October 2003: The Company placed 30,548,300 0.1p ordinary shares at 2.25p per share.
November 2003: The Company placed 27,500,000 0.1p ordinary shares at 4p per share.
August 2004: The Company had a bonus issued of 7,499,987,904 ordinary shares of 0.1p each to each holder of ordinary shares in the capital of the Company on the basis of 24 bonus shares for ever existing ordinary share held; and consolidated 25 ordinary shares of 0.1p each in to one ordinary share of 2.5p each.
October 2004: The Company sub-divided and re-designated each ordinary share of 2.5p into one deferred share of 2.4p and one ordinary share of 0.1p and was renamed World Television Group Plc.
The Takeover Code, which requires equal treatment of shareholders, would apply to any offer for World Television Group Plc. Even if the Company decided to re-register as a private company (i.e. cease to be a plc), the Takeover Code would apply until the tenth anniversary of its ceasing to be AIM listed.
UK company law provides that a person wishing to acquire all the shares cannot force out a minority shareholder unless it has acceptances from the holders of 90% of the shares. It is up to each holder of the remaining shares as to whether it wishes to accept or reject the offer.

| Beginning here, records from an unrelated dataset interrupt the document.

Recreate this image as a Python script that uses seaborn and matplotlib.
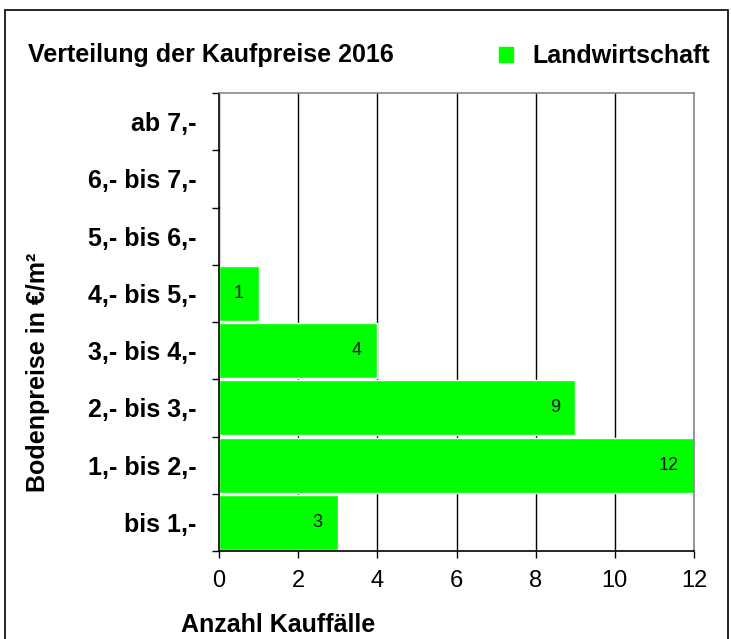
import pandas as pd
import matplotlib
matplotlib.use("Agg")
import matplotlib.pyplot as plt
import seaborn as sns

# Data (top to bottom as shown)
categories = ["ab 7,-", "6,- bis 7,-", "5,- bis 6,-", "4,- bis 5,-",
              "3,- bis 4,-", "2,- bis 3,-", "1,- bis 2,-", "bis 1,-"]
counts = [0, 0, 0, 1, 4, 9, 12, 3]
series_name = "Landwirtschaft"

df = pd.DataFrame({"Preisklasse": categories, "Anzahl": counts})

sns.set_style("white")
plt.rcParams["font.family"] = ["Liberation Sans", "DejaVu Sans"]
plt.rcParams.update({"text.color": "black", "xtick.color": "black",
                     "ytick.color": "black", "axes.labelcolor": "black"})

fig = plt.figure(figsize=(7.31, 6.39), dpi=100)
ax = fig.add_axes([219 / 731, 1 - 551 / 639, (694 - 219) / 731, (551 - 93) / 639])

sns.barplot(data=df, x="Anzahl", y="Preisklasse", order=categories,
            color="#00ff00", saturation=1, width=0.96, ax=ax, zorder=2)

ax.set_xlim(0, 12)
ax.set_xticks(range(0, 13, 2))
ax.grid(axis="x", color="black", linewidth=1, zorder=0)
ax.set_axisbelow(True)

# value labels near bar ends
for p, v in zip(ax.patches, counts):
    if v > 0:
        ax.annotate(str(v), (v, p.get_y() + p.get_height() / 2),
                    xytext=(-11, 0), textcoords="offset points",
                    ha="right", va="center", fontsize=13, color="#111111", zorder=3)

# frame of the plot
for side in ["left", "bottom"]:
    ax.spines[side].set_color("black")
    ax.spines[side].set_linewidth(1.2)
for side in ["top", "right"]:
    ax.spines[side].set_color("#888888")
    ax.spines[side].set_linewidth(1.2)

# y ticks between categories
ax.set_yticks([i + 0.5 for i in range(-1, len(categories))], minor=True)
ax.tick_params(axis="y", which="major", length=0, pad=16, labelsize=18)
ax.tick_params(axis="y", which="minor", length=5, width=1, color="black", left=True)
ax.tick_params(axis="x", length=5, width=1, color="black", bottom=True, labelsize=17, pad=9)
for lbl in ax.get_yticklabels():
    lbl.set_fontweight("bold")

ax.set_xlabel("")
ax.set_ylabel("")
fig.text(181 / 731, 1 - 625 / 639, "Anzahl Kauffälle", fontsize=18, fontweight="bold",
         ha="left", va="center")
fig.text(38 / 731, 1 - 372 / 639, "Bodenpreise in €/m²", fontsize=18, fontweight="bold",
         rotation=90, ha="center", va="center")

# title and legend
fig.text(28 / 731, 1 - 55 / 639, "Verteilung der Kaufpreise 2016", fontsize=18,
         fontweight="bold", ha="left", va="center")
handle = plt.Rectangle((0, 0), 1, 1, color="#00ff00")
fig.legend([handle], [series_name], loc="center left",
           bbox_to_anchor=(499 / 731, 1 - 56 / 639), frameon=False,
           borderpad=0, borderaxespad=0,
           prop={"size": 18, "weight": "bold"}, handlelength=0.55, handleheight=0.55,
           handletextpad=0.8)

# outer border
fig.patches.append(plt.Rectangle((5 / 731, -0.05), 723 / 731, 1 - 10 / 639 + 0.05,
                                 transform=fig.transFigure, fill=False,
                                 edgecolor="black", linewidth=1.2))

fig.savefig("out.png", dpi=100)
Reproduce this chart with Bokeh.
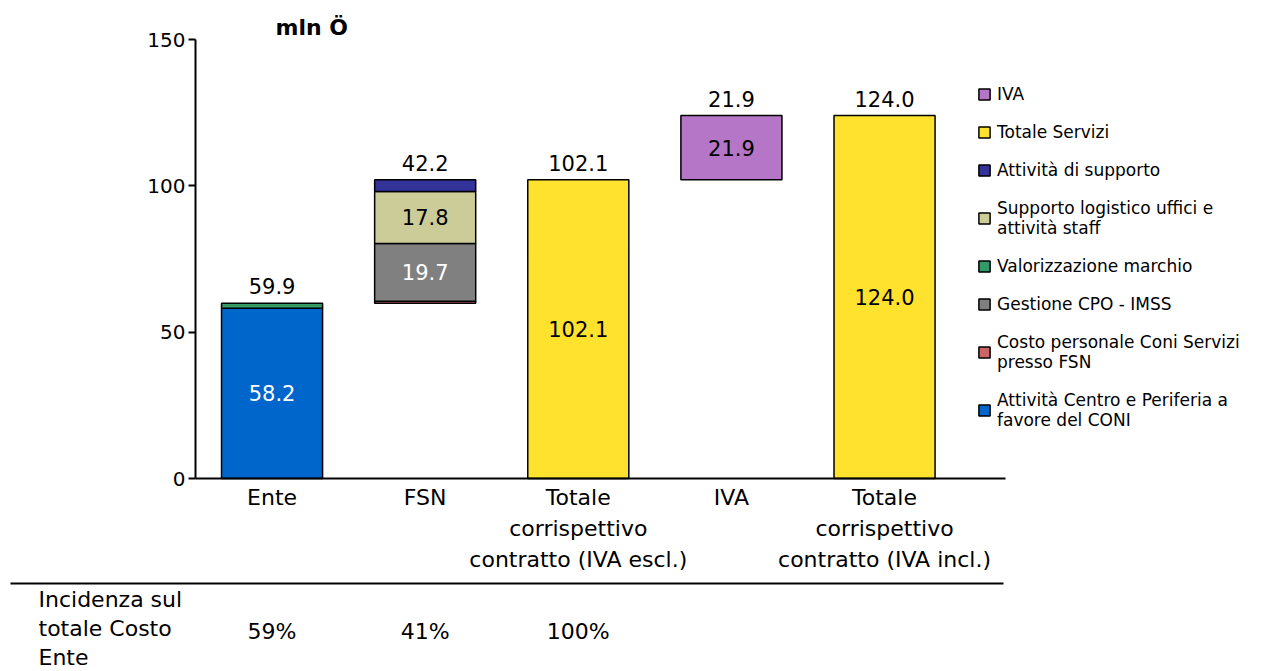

In the case of the Company, the major shareholders and persons acting in concert with them own approximately 79% of the Company's shares. If they wished to acquire all of the shares in the Company, they would need to secure the agreement of the holders of 90% of the remaining 21% of shares (approximately 19%).
The Takeover Code also sets out that an offer for the remaining shares, if it is a cash offer, shall be at a price no lower than the highest price paid by the offeror for shares at all times during a specified period.
In addition, UK company law provides that directors have a duty to act fairly as between members of a company.